**DO THIS**: Print the lines from the one that contains "Give me the matplotlib source for this chart." to the one that contains "path_G = [118, 118, 574, 574, 6, 6]", inclusive, exactly as they appear, and please drop any pictures.

Source code of charts

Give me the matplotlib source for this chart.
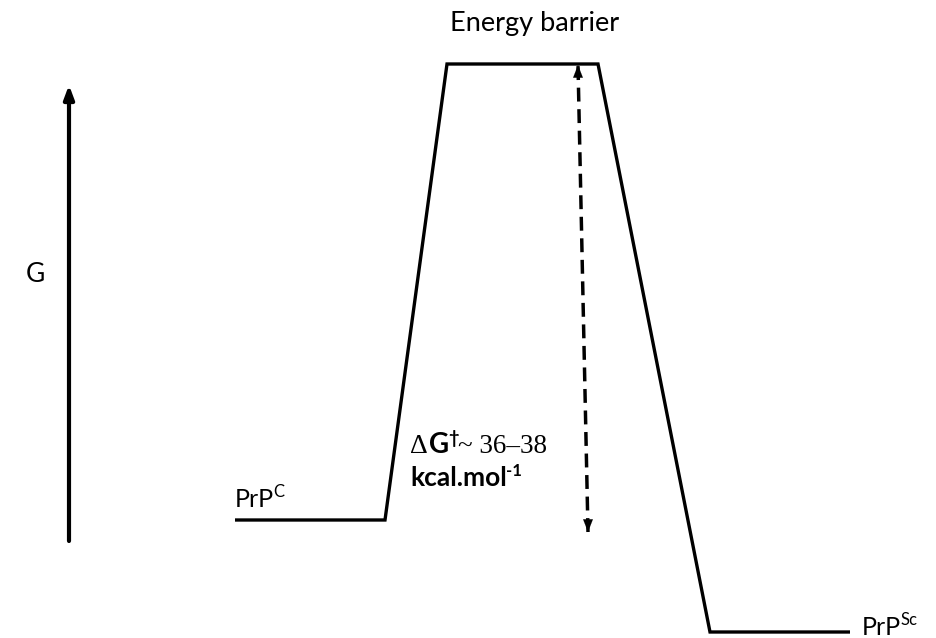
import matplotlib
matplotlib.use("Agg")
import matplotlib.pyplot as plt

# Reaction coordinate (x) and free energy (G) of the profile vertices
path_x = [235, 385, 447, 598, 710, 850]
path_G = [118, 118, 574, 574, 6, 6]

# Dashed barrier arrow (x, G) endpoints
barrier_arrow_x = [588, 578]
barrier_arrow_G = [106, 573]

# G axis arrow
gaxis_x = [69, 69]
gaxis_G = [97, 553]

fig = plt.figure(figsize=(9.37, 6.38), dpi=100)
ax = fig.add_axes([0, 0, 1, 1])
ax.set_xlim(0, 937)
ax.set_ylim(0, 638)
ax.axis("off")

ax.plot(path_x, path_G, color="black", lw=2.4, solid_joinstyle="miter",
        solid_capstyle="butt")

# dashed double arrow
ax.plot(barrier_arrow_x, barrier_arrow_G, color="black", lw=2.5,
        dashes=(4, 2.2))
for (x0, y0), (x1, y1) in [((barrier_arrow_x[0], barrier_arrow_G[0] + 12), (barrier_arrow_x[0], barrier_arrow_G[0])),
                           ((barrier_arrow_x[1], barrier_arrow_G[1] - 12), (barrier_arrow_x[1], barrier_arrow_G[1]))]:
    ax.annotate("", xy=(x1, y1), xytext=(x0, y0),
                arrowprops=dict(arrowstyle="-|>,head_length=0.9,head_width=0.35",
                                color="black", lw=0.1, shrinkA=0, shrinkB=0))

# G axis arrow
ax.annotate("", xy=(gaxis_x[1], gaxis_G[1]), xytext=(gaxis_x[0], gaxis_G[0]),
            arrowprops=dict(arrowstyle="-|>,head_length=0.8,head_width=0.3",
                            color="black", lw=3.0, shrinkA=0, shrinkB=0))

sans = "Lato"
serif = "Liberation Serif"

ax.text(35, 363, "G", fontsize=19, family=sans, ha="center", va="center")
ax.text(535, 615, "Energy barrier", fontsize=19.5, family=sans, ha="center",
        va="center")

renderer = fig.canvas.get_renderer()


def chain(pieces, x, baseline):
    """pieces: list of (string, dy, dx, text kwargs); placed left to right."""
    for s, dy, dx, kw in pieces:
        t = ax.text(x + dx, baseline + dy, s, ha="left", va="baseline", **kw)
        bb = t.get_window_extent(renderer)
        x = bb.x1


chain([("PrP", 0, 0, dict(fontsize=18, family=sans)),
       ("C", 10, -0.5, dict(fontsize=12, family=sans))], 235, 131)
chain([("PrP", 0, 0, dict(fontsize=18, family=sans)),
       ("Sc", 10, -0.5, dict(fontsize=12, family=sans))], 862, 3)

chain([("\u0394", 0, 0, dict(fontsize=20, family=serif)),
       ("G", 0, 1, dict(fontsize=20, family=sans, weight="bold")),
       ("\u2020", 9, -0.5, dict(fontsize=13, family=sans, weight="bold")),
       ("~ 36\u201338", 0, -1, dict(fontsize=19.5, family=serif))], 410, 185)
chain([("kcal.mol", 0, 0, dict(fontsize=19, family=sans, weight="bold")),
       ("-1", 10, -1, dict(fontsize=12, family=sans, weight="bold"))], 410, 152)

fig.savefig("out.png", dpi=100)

==

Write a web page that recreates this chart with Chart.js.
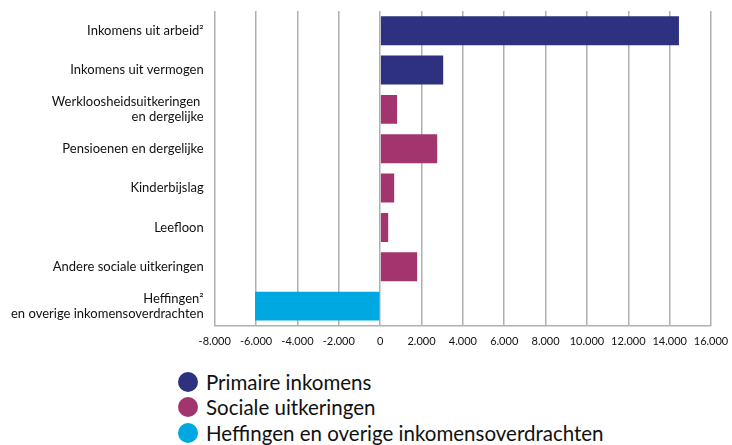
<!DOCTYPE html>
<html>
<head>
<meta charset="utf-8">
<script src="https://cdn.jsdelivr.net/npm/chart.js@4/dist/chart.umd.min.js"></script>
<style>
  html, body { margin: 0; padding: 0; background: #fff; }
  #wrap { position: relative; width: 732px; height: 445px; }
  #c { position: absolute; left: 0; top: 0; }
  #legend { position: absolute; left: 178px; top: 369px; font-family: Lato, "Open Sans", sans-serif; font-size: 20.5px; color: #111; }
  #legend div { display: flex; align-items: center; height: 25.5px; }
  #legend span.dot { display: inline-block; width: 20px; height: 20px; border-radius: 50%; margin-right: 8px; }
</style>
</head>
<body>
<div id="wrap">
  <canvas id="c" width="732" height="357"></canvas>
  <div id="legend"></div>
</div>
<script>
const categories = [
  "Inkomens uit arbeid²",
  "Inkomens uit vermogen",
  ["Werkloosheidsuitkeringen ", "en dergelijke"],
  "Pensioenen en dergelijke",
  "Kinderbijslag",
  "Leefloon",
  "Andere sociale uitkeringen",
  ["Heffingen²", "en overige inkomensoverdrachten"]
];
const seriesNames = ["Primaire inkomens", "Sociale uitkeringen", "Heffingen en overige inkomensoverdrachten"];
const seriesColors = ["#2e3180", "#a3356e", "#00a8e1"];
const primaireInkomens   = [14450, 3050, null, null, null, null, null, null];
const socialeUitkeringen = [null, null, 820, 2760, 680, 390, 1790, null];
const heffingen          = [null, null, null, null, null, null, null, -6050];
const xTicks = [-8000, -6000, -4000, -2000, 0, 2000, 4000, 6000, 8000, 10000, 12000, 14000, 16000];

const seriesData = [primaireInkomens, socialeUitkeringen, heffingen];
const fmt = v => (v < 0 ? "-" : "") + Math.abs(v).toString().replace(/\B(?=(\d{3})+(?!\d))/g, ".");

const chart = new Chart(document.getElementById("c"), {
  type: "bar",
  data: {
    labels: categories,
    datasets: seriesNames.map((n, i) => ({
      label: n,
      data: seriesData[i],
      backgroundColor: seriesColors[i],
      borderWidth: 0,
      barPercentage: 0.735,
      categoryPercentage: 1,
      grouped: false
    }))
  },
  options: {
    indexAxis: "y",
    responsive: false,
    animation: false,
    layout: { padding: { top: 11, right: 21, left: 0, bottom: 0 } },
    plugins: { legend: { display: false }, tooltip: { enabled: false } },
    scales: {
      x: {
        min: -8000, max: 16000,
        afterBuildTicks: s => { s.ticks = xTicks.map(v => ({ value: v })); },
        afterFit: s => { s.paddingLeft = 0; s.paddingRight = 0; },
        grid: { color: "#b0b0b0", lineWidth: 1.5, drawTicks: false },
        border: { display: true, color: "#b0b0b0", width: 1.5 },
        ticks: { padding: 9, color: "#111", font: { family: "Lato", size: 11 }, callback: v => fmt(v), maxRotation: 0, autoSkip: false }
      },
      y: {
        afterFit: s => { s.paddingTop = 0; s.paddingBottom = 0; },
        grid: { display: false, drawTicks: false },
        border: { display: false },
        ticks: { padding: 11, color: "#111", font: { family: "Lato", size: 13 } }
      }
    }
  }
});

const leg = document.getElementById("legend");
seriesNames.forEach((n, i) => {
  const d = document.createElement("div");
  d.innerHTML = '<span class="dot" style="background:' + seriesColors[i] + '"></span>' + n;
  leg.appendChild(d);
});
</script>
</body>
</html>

**OUTPUT FOR THIS TASK**:
Give me the matplotlib source for this chart.
import matplotlib
matplotlib.use("Agg")
import matplotlib.pyplot as plt

# Reaction coordinate (x) and free energy (G) of the profile vertices
path_x = [235, 385, 447, 598, 710, 850]
path_G = [118, 118, 574, 574, 6, 6]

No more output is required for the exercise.